▶ **Task goal**
Quote every line as written. Omit pictures.
* * * * * * *
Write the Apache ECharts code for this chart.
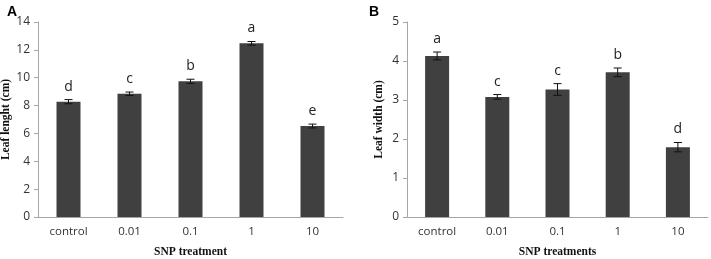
<!DOCTYPE html>
<html>
<head>
<meta charset="utf-8">
<script src="https://cdn.jsdelivr.net/npm/echarts@6/dist/echarts.min.js"></script>
<style>
  html, body { margin: 0; padding: 0; background: #fff; }
  #chart { width: 711px; height: 259px; }
</style>
</head>
<body>
<div id="chart"></div>
<script>
const categories = ["control", "0.01", "0.1", "1", "10"];

const lengthMean = [8.28, 8.85, 9.74, 12.47, 6.53];
const lengthErr = [0.15, 0.12, 0.15, 0.13, 0.14];
const lengthLetters = ["d", "c", "b", "a", "e"];

const widthMean = [4.13, 3.08, 3.27, 3.71, 1.79];
const widthErr = [0.10, 0.06, 0.15, 0.11, 0.12];
const widthLetters = ["a", "c", "c", "b", "d"];

const barColor = "#404040";
const axisLineColor = "#a6a6a6";
const tickFont = "'Open Sans', 'Noto Sans', sans-serif";
const titleFont = "'Liberation Serif', 'DejaVu Serif', serif";

function errorSeries(axisIdx, means, errs, letters) {
  return {
    type: "custom",
    xAxisIndex: axisIdx,
    yAxisIndex: axisIdx,
    silent: true,
    z: 5,
    data: means.map((m, i) => [i, m, errs[i]]),
    renderItem: function (params, api) {
      const i = api.value(0);
      const m = api.value(1);
      const e = api.value(2);
      const top = api.coord([i, m + e]);
      const bot = api.coord([i, m - e]);
      const w = 4;
      return {
        type: "group",
        children: [
          { type: "line", shape: { x1: top[0], y1: top[1], x2: bot[0], y2: bot[1] }, style: { stroke: "#111", lineWidth: 1 } },
          { type: "line", shape: { x1: top[0] - w, y1: top[1], x2: top[0] + w, y2: top[1] }, style: { stroke: "#111", lineWidth: 1 } },
          { type: "line", shape: { x1: bot[0] - w, y1: bot[1], x2: bot[0] + w, y2: bot[1] }, style: { stroke: "#111", lineWidth: 1 } },
          {
            type: "text",
            x: top[0],
            y: top[1] - 13,
            style: {
              text: letters[params.dataIndex],
              fill: "#222",
              font: "14px " + tickFont,
              align: "center",
              verticalAlign: "middle"
            }
          }
        ]
      };
    }
  };
}

function makeXAxis(idx, name) {
  return {
    type: "category",
    gridIndex: idx,
    data: categories,
    axisLine: { lineStyle: { color: axisLineColor } },
    axisTick: { show: false },
    axisLabel: { color: "#333", fontFamily: tickFont, fontSize: 11.5, margin: 9 },
    name: name,
    nameLocation: "middle",
    nameGap: 29,
    nameTextStyle: { fontFamily: titleFont, fontWeight: "bold", fontSize: 11.5, color: "#111" }
  };
}

function makeYAxis(idx, name, max, interval, gap) {
  return {
    type: "value",
    gridIndex: idx,
    min: 0,
    max: max,
    interval: interval,
    splitLine: { show: false },
    axisLine: { show: true, lineStyle: { color: axisLineColor } },
    axisTick: { show: true, length: 4, lineStyle: { color: axisLineColor } },
    axisLabel: { color: "#333", fontFamily: tickFont, fontSize: 12, margin: 8 },
    name: name,
    nameLocation: "middle",
    nameGap: gap,
    nameTextStyle: { fontFamily: titleFont, fontWeight: "bold", fontSize: 11.5, color: "#111" }
  };
}

const chart = echarts.init(document.getElementById("chart"));
chart.setOption({
  animation: false,
  title: [
    { text: "A", left: 2, top: 0, textStyle: { fontFamily: "'Liberation Sans', Arial, sans-serif", fontWeight: "bold", fontSize: 14, color: "#000" } },
    { text: "B", left: 364, top: 0, textStyle: { fontFamily: "'Liberation Sans', Arial, sans-serif", fontWeight: "bold", fontSize: 14, color: "#000" } }
  ],
  grid: [
    { left: 38, right: 368, top: 22, bottom: 42, outerBoundsMode: "none", containLabel: false },
    { left: 407, right: 3, top: 22, bottom: 42, outerBoundsMode: "none", containLabel: false }
  ],
  xAxis: [makeXAxis(0, "SNP treatment"), makeXAxis(1, "SNP treatments")],
  yAxis: [
    makeYAxis(0, "Leaf lenght (cm)", 14, 2, 25),
    makeYAxis(1, "Leaf width (cm)", 5, 1, 22)
  ],
  series: [
    { type: "bar", xAxisIndex: 0, yAxisIndex: 0, data: lengthMean, barWidth: 24, itemStyle: { color: barColor } },
    errorSeries(0, lengthMean, lengthErr, lengthLetters),
    { type: "bar", xAxisIndex: 1, yAxisIndex: 1, data: widthMean, barWidth: 24, itemStyle: { color: barColor } },
    errorSeries(1, widthMean, widthErr, widthLetters)
  ]
});
</script>
</body>
</html>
* * * * * * *
▶ **Exercise answer**
Write the Apache ECharts code for this chart.
<!DOCTYPE html>
<html>
<head>
<meta charset="utf-8">
<script src="https://cdn.jsdelivr.net/npm/echarts@6/dist/echarts.min.js"></script>
<style>
  html, body { margin: 0; padding: 0; background: #fff; }
  #chart { width: 711px; height: 259px; }
</style>
</head>
<body>
<div id="chart"></div>
<script>
const categories = ["control", "0.01", "0.1", "1", "10"];

const lengthMean = [8.28, 8.85, 9.74, 12.47, 6.53];
const lengthErr = [0.15, 0.12, 0.15, 0.13, 0.14];
const lengthLetters = ["d", "c", "b", "a", "e"];

const widthMean = [4.13, 3.08, 3.27, 3.71, 1.79];
const widthErr = [0.10, 0.06, 0.15, 0.11, 0.12];
const widthLetters = ["a", "c", "c", "b", "d"];

const barColor = "#404040";
const axisLineColor = "#a6a6a6";
const tickFont = "'Open Sans', 'Noto Sans', sans-serif";
const titleFont = "'Liberation Serif', 'DejaVu Serif', serif";

function errorSeries(axisIdx, means, errs, letters) {
  return {
    type: "custom",
    xAxisIndex: axisIdx,
    yAxisIndex: axisIdx,
    silent: true,
    z: 5,
    data: means.map((m, i) => [i, m, errs[i]]),
    renderItem: function (params, api) {
      const i = api.value(0);
      const m = api.value(1);
      const e = api.value(2);
      const top = api.coord([i, m + e]);
      const bot = api.coord([i, m - e]);
      const w = 4;
      return {
        type: "group",
        children: [
          { type: "line", shape: { x1: top[0], y1: top[1], x2: bot[0], y2: bot[1] }, style: { stroke: "#111", lineWidth: 1 } },
          { type: "line", shape: { x1: top[0] - w, y1: top[1], x2: top[0] + w, y2: top[1] }, style: { stroke: "#111", lineWidth: 1 } },
          { type: "line", shape: { x1: bot[0] - w, y1: bot[1], x2: bot[0] + w, y2: bot[1] }, style: { stroke: "#111", lineWidth: 1 } },
          {
            type: "text",
            x: top[0],
            y: top[1] - 13,
            style: {
              text: letters[params.dataIndex],
              fill: "#222",
              font: "14px " + tickFont,
              align: "center",
              verticalAlign: "middle"
            }
          }
        ]
      };
    }
  };
}

function makeXAxis(idx, name) {
  return {
    type: "category",
    gridIndex: idx,
    data: categories,
    axisLine: { lineStyle: { color: axisLineColor } },
    axisTick: { show: false },
    axisLabel: { color: "#333", fontFamily: tickFont, fontSize: 11.5, margin: 9 },
    name: name,
    nameLocation: "middle",
    nameGap: 29,
    nameTextStyle: { fontFamily: titleFont, fontWeight: "bold", fontSize: 11.5, color: "#111" }
  };
}

function makeYAxis(idx, name, max, interval, gap) {
  return {
    type: "value",
    gridIndex: idx,
    min: 0,
    max: max,
    interval: interval,
    splitLine: { show: false },
    axisLine: { show: true, lineStyle: { color: axisLineColor } },
    axisTick: { show: true, length: 4, lineStyle: { color: axisLineColor } },
    axisLabel: { color: "#333", fontFamily: tickFont, fontSize: 12, margin: 8 },
    name: name,
    nameLocation: "middle",
    nameGap: gap,
    nameTextStyle: { fontFamily: titleFont, fontWeight: "bold", fontSize: 11.5, color: "#111" }
  };
}

const chart = echarts.init(document.getElementById("chart"));
chart.setOption({
  animation: false,
  title: [
    { text: "A", left: 2, top: 0, textStyle: { fontFamily: "'Liberation Sans', Arial, sans-serif", fontWeight: "bold", fontSize: 14, color: "#000" } },
    { text: "B", left: 364, top: 0, textStyle: { fontFamily: "'Liberation Sans', Arial, sans-serif", fontWeight: "bold", fontSize: 14, color: "#000" } }
  ],
  grid: [
    { left: 38, right: 368, top: 22, bottom: 42, outerBoundsMode: "none", containLabel: false },
    { left: 407, right: 3, top: 22, bottom: 42, outerBoundsMode: "none", containLabel: false }
  ],
  xAxis: [makeXAxis(0, "SNP treatment"), makeXAxis(1, "SNP treatments")],
  yAxis: [
    makeYAxis(0, "Leaf lenght (cm)", 14, 2, 25),
    makeYAxis(1, "Leaf width (cm)", 5, 1, 22)
  ],
  series: [
    { type: "bar", xAxisIndex: 0, yAxisIndex: 0, data: lengthMean, barWidth: 24, itemStyle: { color: barColor } },
    errorSeries(0, lengthMean, lengthErr, lengthLetters),
    { type: "bar", xAxisIndex: 1, yAxisIndex: 1, data: widthMean, barWidth: 24, itemStyle: { color: barColor } },
    errorSeries(1, widthMean, widthErr, widthLetters)
  ]
});
</script>
</body>
</html>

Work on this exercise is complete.